Речь и в самом деле идет о нарушении высшей божественной заповеди «Не убий!». Однако, и в этом радикальное отличие точки зрения Кириллова от ниц-шевской, обнаруживающееся уже здесь, свое «Нет: убий!», в котором формируется кирилловское «своеволие», этот персонаж обращает не против другого человека («Убить другого будет самым низким пунктом моего своеволия, — бросает Кириллов в ответ на «рационалистическое» предложение П. Верховенского, — и в этом весь ты») [11], а против самого себя («Я не ты: я хочу высший пункт и себя убью»).
188
Если бы при этом разговоре Кириллова и П. Верховенского присутствовал бы сам Ницше, то он явно принял бы сторону последнего. Хотя в его конспекте эта фраза и оставлена без комментариев, в иных случаях он самым недвусмысленным образом выражает свою склонность неизменно вставать на точку зрения насильника, а не его жертвы [12]. Кроме того, он гораздо выше ставит «своеволие», утверждаемое нигилистом за счет другого, чем «своеволие», осуществляемое им за свой собственный счет. Наконец, в пользу этой нашей гипотезы свидетельствует также и тот факт, что убийство другого — как акция, которая согласно Ницше под стать только «сильному человеку», — предстает, в глазах немецкого философа в качестве позитивного выражения воли, ее «приращения». Самоубийство же он склонен расценивать скорее как проявление упадка, ослабления волевого начала в человеке.

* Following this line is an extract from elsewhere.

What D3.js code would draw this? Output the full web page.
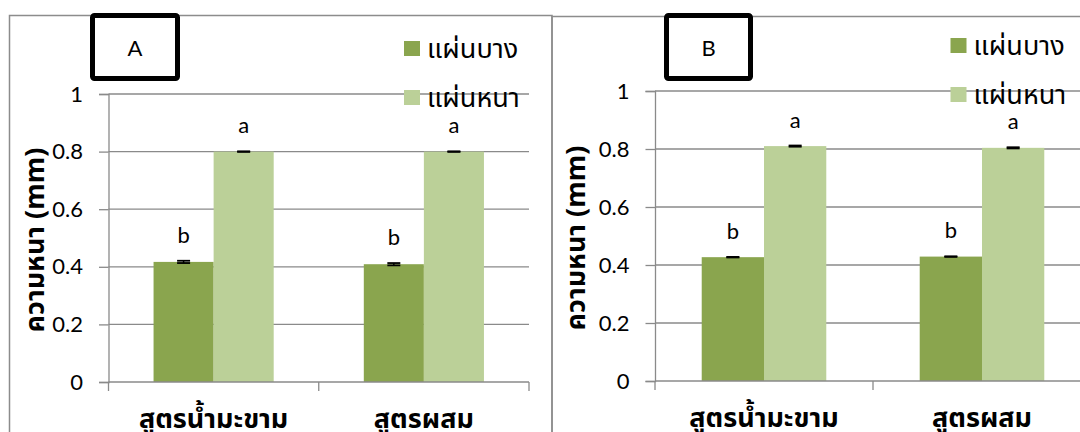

«Имморалистская» установка Ницше не позволяет философу заметить в кирилловском предпочтении самоубийства убийству другого остаток веры в тот самый нравственный абсолют, который Кириллов отверг при чисто «мозговом» к нему подходе. Но от него он так и не смог избавиться при решении другого вопроса, тут же возникшего перед ним. Если, будучи обязанным «заявить своеволие», я должен преступить высшую божественную заповедь «Не убий!», то кого же должен я убить — самого себя или кого-нибудь другого?